= What you have to do =
Every record must be transcribed in its entirety, apart from the images, which are to be omitted.

= Data extract =
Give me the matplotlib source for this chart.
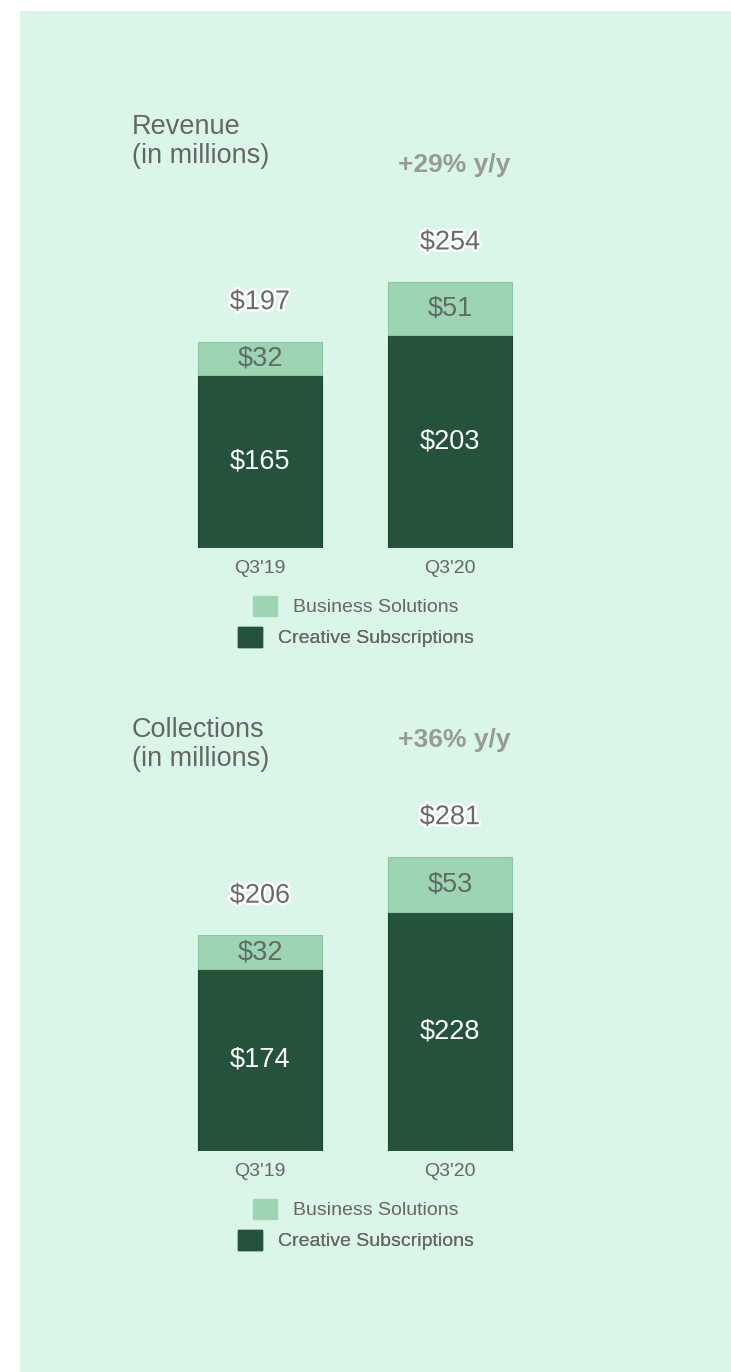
import matplotlib.pyplot as plt
import matplotlib.patheffects as pe
from matplotlib.patches import Patch, Rectangle

plt.rcParams["font.family"] = ["Liberation Sans", "DejaVu Sans"]

# Data
quarters = ["Q3'19", "Q3'20"]
revenue_creative = [165, 203]
revenue_business = [32, 51]
revenue_growth = "+29% y/y"
collections_creative = [174, 228]
collections_business = [32, 53]
collections_growth = "+36% y/y"
series_names = ["Business Solutions", "Creative Subscriptions"]

W, H = 731, 1372
DARK = "#24523a"
LIGHT = "#9dd4b4"
BG = "#daf6e9"
GREY = "#666666"
PX_PER_UNIT = 1.047


def px_x(px):
    return px / W


def px_y(px):
    return 1 - px / H


def draw_panel(fig, baseline_px, title, creative, business, growth):
    ax_left, ax_right = 165, 545
    ax_height = 450
    ax = fig.add_axes([px_x(ax_left), px_y(baseline_px),
                       (ax_right - ax_left) / W, ax_height / H])
    ax.set_facecolor("none")
    for s in ax.spines.values():
        s.set_visible(False)

    x = list(range(len(quarters)))
    width = 124 / 190
    totals = [c + b for c, b in zip(creative, business)]

    ax.bar(x, creative, width, color=DARK, edgecolor="#1c4430", linewidth=0.8)
    ax.bar(x, business, width, bottom=creative, color=LIGHT,
           edgecolor="#8cc6a5", linewidth=0.8)

    for xi, c, b, t in zip(x, creative, business, totals):
        ax.text(xi, c / 2, f"${c}", ha="center", va="center",
                color="white", fontsize=19.5)
        ax.text(xi, c + b / 2, f"${b}", ha="center", va="center",
                color="#5f6b64", fontsize=19.5)
        ax.annotate(f"${t}", (xi, t), xytext=(0, 28.5), textcoords="offset points",
                    ha="center", va="center", color="#6a6a6a", fontsize=19.5,
                    path_effects=[pe.withStroke(linewidth=3.5, foreground="white")])

    ax.annotate(growth, (x[-1], max(totals)), xytext=(3, 84),
                textcoords="offset points", ha="center", va="center",
                color="#999999", fontsize=19, fontweight="bold")

    ax.set_xlim(-0.5, 1.5)
    ax.set_ylim(0, ax_height / PX_PER_UNIT)
    ax.set_yticks([])
    ax.set_xticks(x, quarters)
    ax.tick_params(axis="x", length=0, pad=8.5, labelsize=14, labelcolor=GREY)

    fig.text(px_x(132), px_y(baseline_px - 434), title, ha="left", va="top",
             color=GREY, fontsize=19.5, linespacing=1.17)

    # legend rows, each centered on its own
    center_x = px_x(356)
    for name, color, dy in [(series_names[0], LIGHT, 58), (series_names[1], DARK, 89)]:
        leg = ax.legend(handles=[Patch(facecolor=color, edgecolor=color)],
                        labels=[name], loc="center",
                        bbox_to_anchor=(center_x, px_y(baseline_px + dy)),
                        bbox_transform=fig.transFigure, frameon=False,
                        fontsize=14, handlelength=1.23, handleheight=1.23,
                        handletextpad=0.82, borderpad=0, borderaxespad=0)
        for txt in leg.get_texts():
            txt.set_color(GREY)
        ax.add_artist(leg)


fig = plt.figure(figsize=(W / 100, H / 100), dpi=100)
fig.patch.set_facecolor("white")
fig.add_artist(Rectangle((px_x(20), 0), 1 - px_x(20), px_y(11),
                         transform=fig.transFigure, facecolor=BG,
                         edgecolor="none", zorder=-1))

draw_panel(fig, 548, "Revenue\n(in millions)", revenue_creative,
           revenue_business, revenue_growth)
draw_panel(fig, 1151, "Collections\n(in millions)", collections_creative,
           collections_business, collections_growth)

fig.savefig("out.png", dpi=100, facecolor=fig.get_facecolor())
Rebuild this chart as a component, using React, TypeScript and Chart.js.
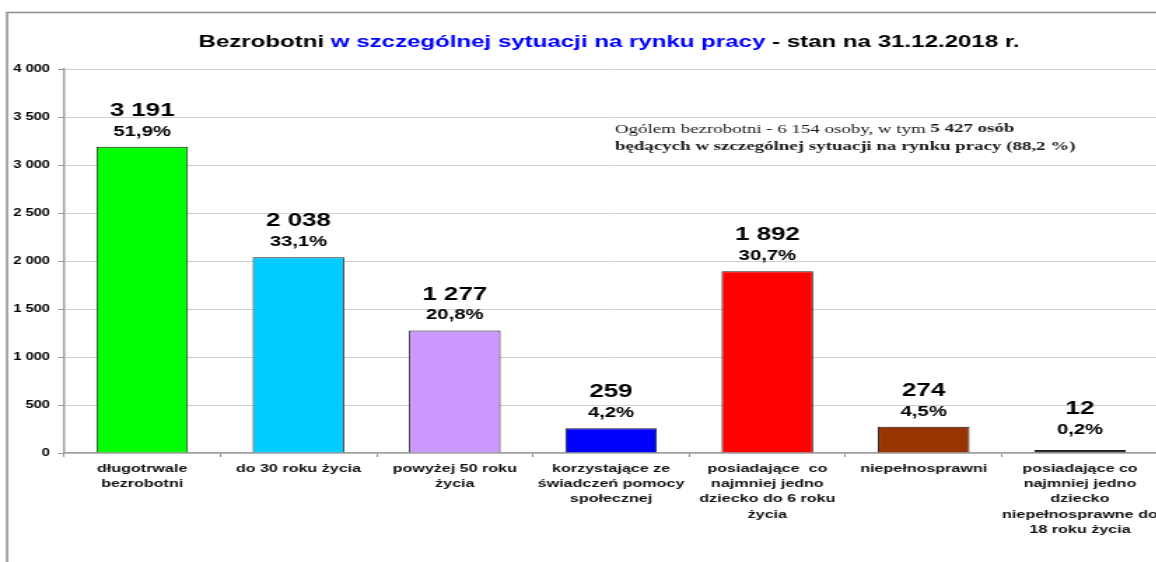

= Exercise response =
Give me the matplotlib source for this chart.
import matplotlib.pyplot as plt
import matplotlib.patheffects as pe
from matplotlib.patches import Patch, Rectangle

plt.rcParams["font.family"] = ["Liberation Sans", "DejaVu Sans"]

# Data
quarters = ["Q3'19", "Q3'20"]
revenue_creative = [165, 203]
revenue_business = [32, 51]
revenue_growth = "+29% y/y"
collections_creative = [174, 228]
collections_business = [32, 53]
collections_growth = "+36% y/y"
series_names = ["Business Solutions", "Creative Subscriptions"]

W, H = 731, 1372
DARK = "#24523a"
LIGHT = "#9dd4b4"
BG = "#daf6e9"
GREY = "#666666"
PX_PER_UNIT = 1.047


def px_x(px):
    return px / W


def px_y(px):
    return 1 - px / H


def draw_panel(fig, baseline_px, title, creative, business, growth):
    ax_left, ax_right = 165, 545
    ax_height = 450
    ax = fig.add_axes([px_x(ax_left), px_y(baseline_px),
                       (ax_right - ax_left) / W, ax_height / H])
    ax.set_facecolor("none")
    for s in ax.spines.values():
        s.set_visible(False)

    x = list(range(len(quarters)))
    width = 124 / 190
    totals = [c + b for c, b in zip(creative, business)]

    ax.bar(x, creative, width, color=DARK, edgecolor="#1c4430", linewidth=0.8)
    ax.bar(x, business, width, bottom=creative, color=LIGHT,
           edgecolor="#8cc6a5", linewidth=0.8)

    for xi, c, b, t in zip(x, creative, business, totals):
        ax.text(xi, c / 2, f"${c}", ha="center", va="center",
                color="white", fontsize=19.5)
        ax.text(xi, c + b / 2, f"${b}", ha="center", va="center",
                color="#5f6b64", fontsize=19.5)
        ax.annotate(f"${t}", (xi, t), xytext=(0, 28.5), textcoords="offset points",
                    ha="center", va="center", color="#6a6a6a", fontsize=19.5,
                    path_effects=[pe.withStroke(linewidth=3.5, foreground="white")])

    ax.annotate(growth, (x[-1], max(totals)), xytext=(3, 84),
                textcoords="offset points", ha="center", va="center",
                color="#999999", fontsize=19, fontweight="bold")

    ax.set_xlim(-0.5, 1.5)
    ax.set_ylim(0, ax_height / PX_PER_UNIT)
    ax.set_yticks([])
    ax.set_xticks(x, quarters)
    ax.tick_params(axis="x", length=0, pad=8.5, labelsize=14, labelcolor=GREY)

    fig.text(px_x(132), px_y(baseline_px - 434), title, ha="left", va="top",
             color=GREY, fontsize=19.5, linespacing=1.17)

    # legend rows, each centered on its own
    center_x = px_x(356)
    for name, color, dy in [(series_names[0], LIGHT, 58), (series_names[1], DARK, 89)]:
        leg = ax.legend(handles=[Patch(facecolor=color, edgecolor=color)],
                        labels=[name], loc="center",
                        bbox_to_anchor=(center_x, px_y(baseline_px + dy)),
                        bbox_transform=fig.transFigure, frameon=False,
                        fontsize=14, handlelength=1.23, handleheight=1.23,
                        handletextpad=0.82, borderpad=0, borderaxespad=0)
        for txt in leg.get_texts():
            txt.set_color(GREY)
        ax.add_artist(leg)


fig = plt.figure(figsize=(W / 100, H / 100), dpi=100)
fig.patch.set_facecolor("white")
fig.add_artist(Rectangle((px_x(20), 0), 1 - px_x(20), px_y(11),
                         transform=fig.transFigure, facecolor=BG,
                         edgecolor="none", zorder=-1))

draw_panel(fig, 548, "Revenue\n(in millions)", revenue_creative,
           revenue_business, revenue_growth)
draw_panel(fig, 1151, "Collections\n(in millions)", collections_creative,
           collections_business, collections_growth)

fig.savefig("out.png", dpi=100, facecolor=fig.get_facecolor())
Rebuild this chart as a component, using React, TypeScript and Chart.js.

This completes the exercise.